Political goals like the reduction of immigration are likely to have economic consequences for future generations, but how many pounds per year of GDP is it worth to exclude one quality-adjusted headcount from the Q1 2067 net immigration statistics? To ask the question is to recognise that it is in some way a ridiculous comparison to make, but it is the sort of question which needs to be asked if only to sharpen up our thinking on choices which cannot be avoided.

Just recognising which trade-offs might need to be made would help to tell the British public what choices we are making

At present, if polls are to be believed, the majority of Leave voters would not sacrifice more than a token amount of their personal income in order to reduce immigration overall, but at the same time, they do not believe in the models or forecasts which tell them there might be a choice to be made.

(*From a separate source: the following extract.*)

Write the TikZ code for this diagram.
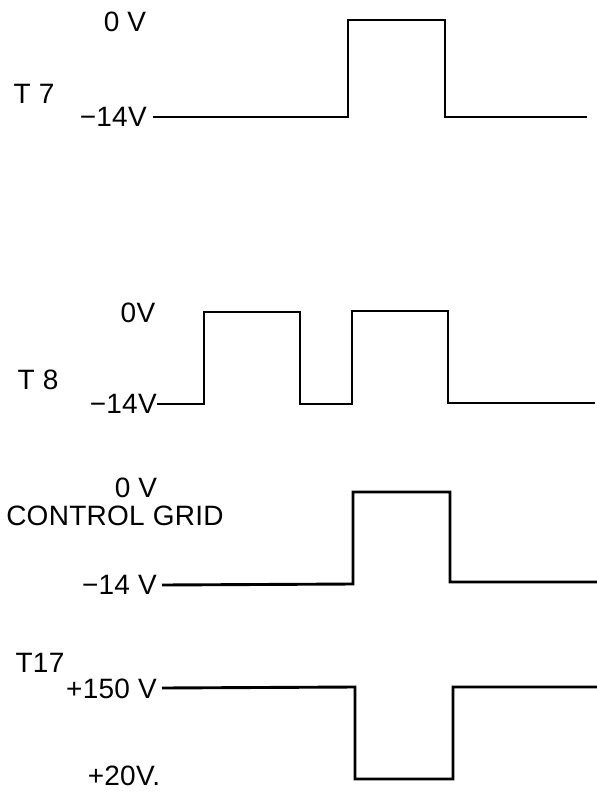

The way that slow, incremental progress on these sorts of multi-faceted and incommensurable issues is made in trade negotiations between governments is to have an explicit and separate debate over which issues should be linked, as well as the issues themselves. Might this not be a model for communication with voters?

Without making commitments about particular positions to take, our government could tell us whether it plans to allow joint discussion of financial services passporting to be set against labour market regulations, or agricultural tariffs against budget contributions. Just recognising which trade-offs might need to be made would help communicate to the British public what choices we are making.

If done correctly, Brexit could be a wonderful laboratory for the development of new ways of describing difficult decision problems and building popular legitimacy, something which has never really been done before. It would certainly be a better idea than simply stating maximal claims on each individual issue, and retreating to empty and undeliverable certainties when asked what they mean.